The inducted Thompson Twins are not twins at all, but a trio consisting of Brits Tom Bailey and Joe Leeway and New Zealander Alannah Currie, all of whom wrote the bulk of group’s material.



This New York vocalist had the best/worst possible start to his career when, at the age of 16, he recorded “Itsy Bitsy Teenie Weenie Yellow Polka Dot Bikini.” It was the best possible start because the single went to #1 in the U.S., Canada and New Zealand, #2 in Australia and #8 in the U.K. with top 10 finishes in many other countries. It was the worst possible start because the smash was a novelty recording that to some “labeled” Hyland a teenybopper with little credibility, an image he never completely shook.

But Brian Hyland had enough talent to not only survive this start, but the British Invasion as well. In fact, while still a teenager Hyland had several more major hit records, none of the novelty type, 1961’s “Let Me Belong To You” coming in at U.S. #20. While that entry failed to connect outside the States, 1962’s “Ginny Come Lately” restored Hyland’s popularity worldwide, rising to #3 in New Zealand, #5 in both the U.K. and Norway and #10 in Germany. It also notched a #21 peak in the U.S., with Canada (#20) and Australia (#19) also reporting heavy sales.

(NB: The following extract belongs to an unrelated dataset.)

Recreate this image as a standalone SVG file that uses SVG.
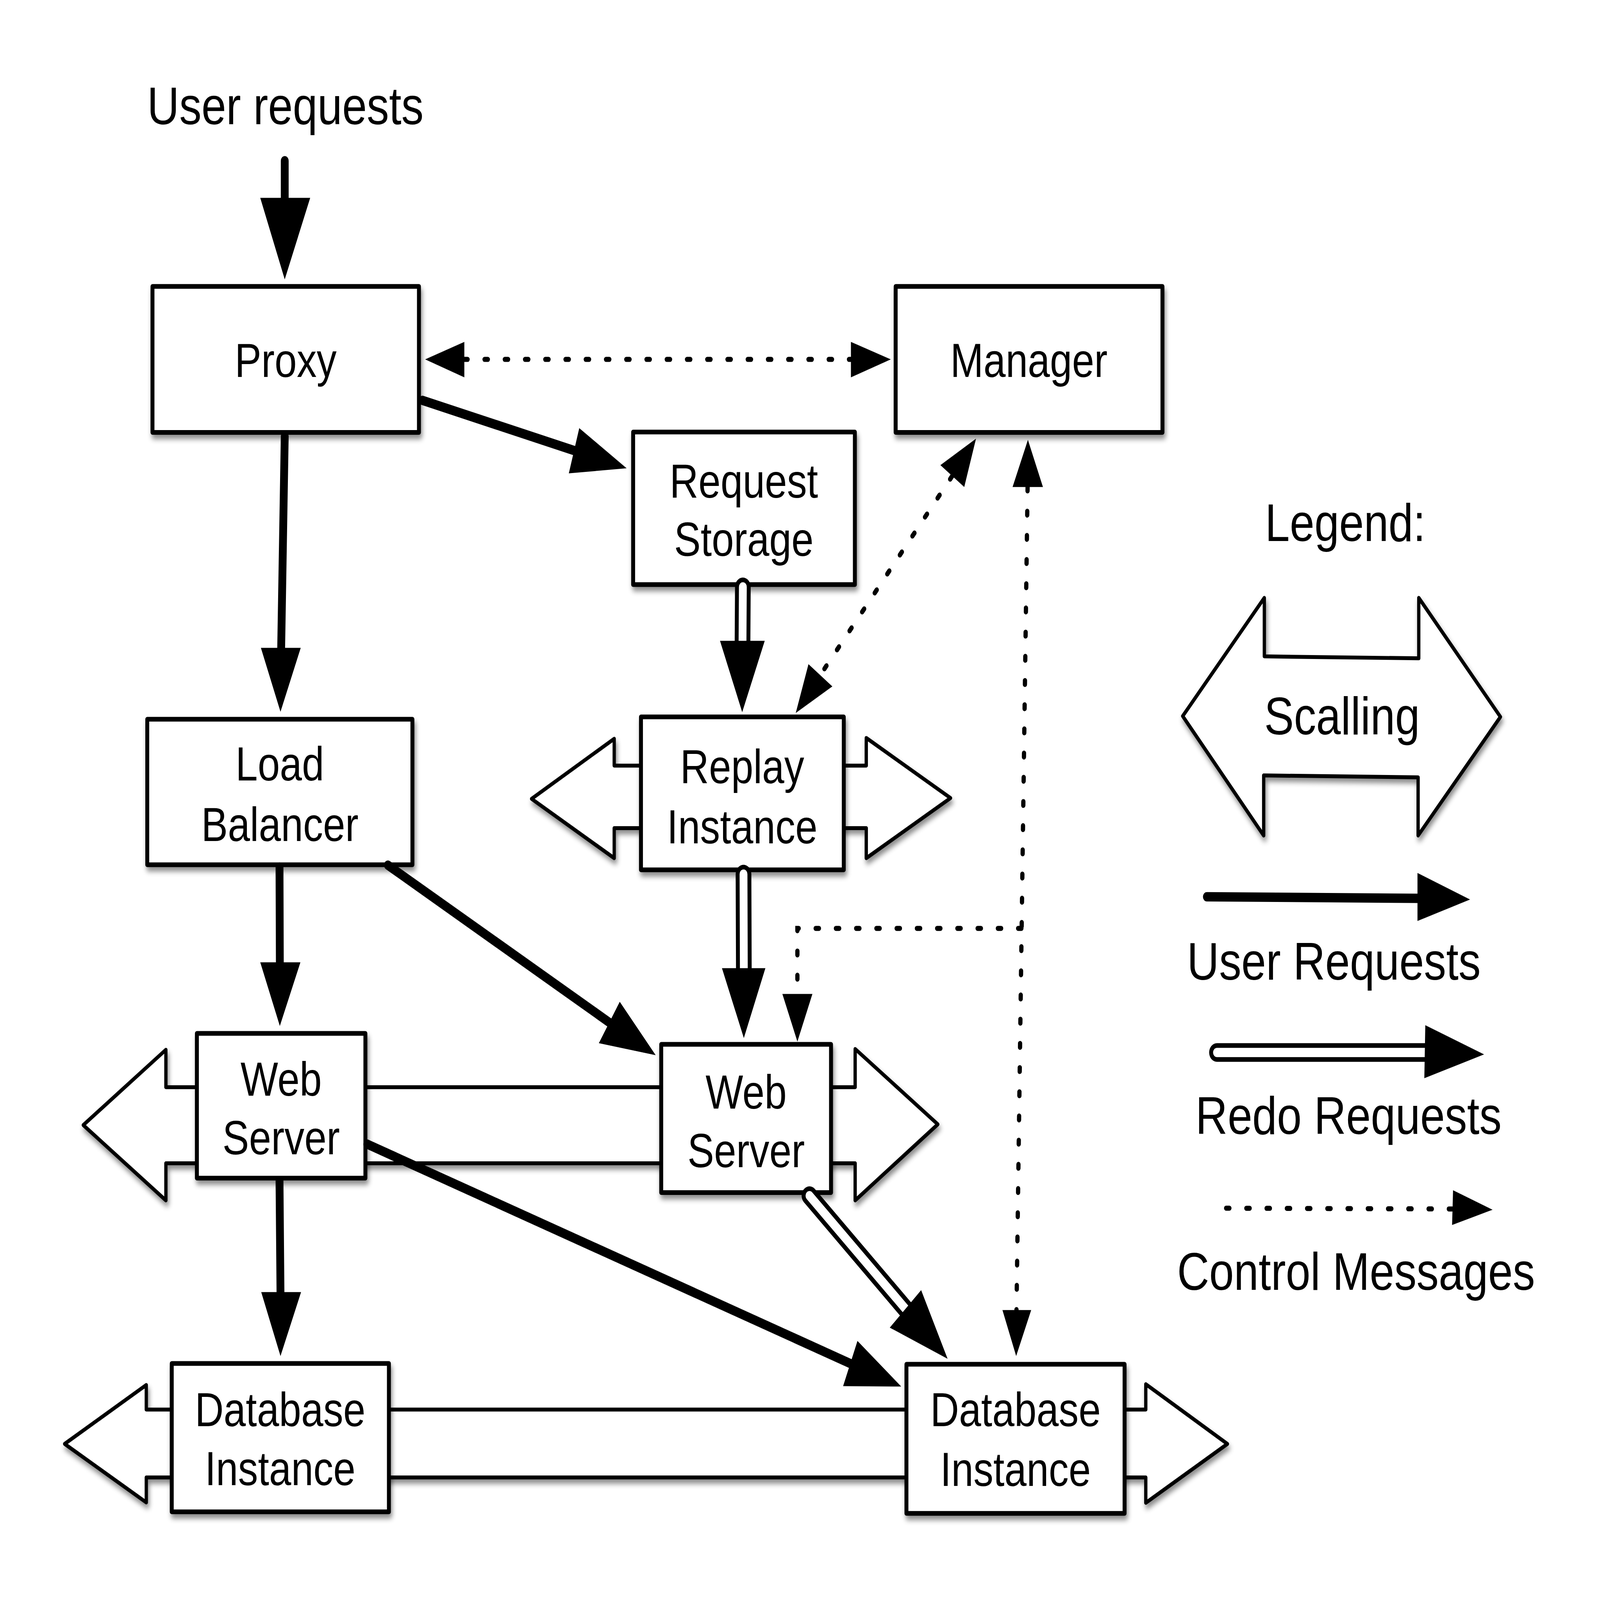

Before 1962 was over, “Sealed With A Kiss” had become Hyland’s biggest U.K. hit, peaking at #3, a finished equaled in the U.S. It also topped charts in Canada. Though “Sealed With A Kiss” has been covered many times, Hyland’s version pulled a major surprise, climbing to #7 in the U.K. when reissued in 1975. Its successor, “Warmed Over Kisses (Left Over Love),” didn’t do as well, but still finished in the top 30 in the U.S., Canada and U.K.

After several “misses” in 1963 and the onslaught of the Brits the following year, Hyland vanished from the charts. But he returned in 1966 with two major successes, the U.S. #20 and Canada #5, “The Joker Is Wild,” and the U.S. #25 “Run, Run, Look and See.” It was no mirage as 1970’s cover of the Impressions’ “Gypsy Woman” proved, climbing to #2 Canada, #3 U.S. #4 South Africa, and #1 in France and Australia. Overall, Hyland is in the top 75% of singles sellers worldwide.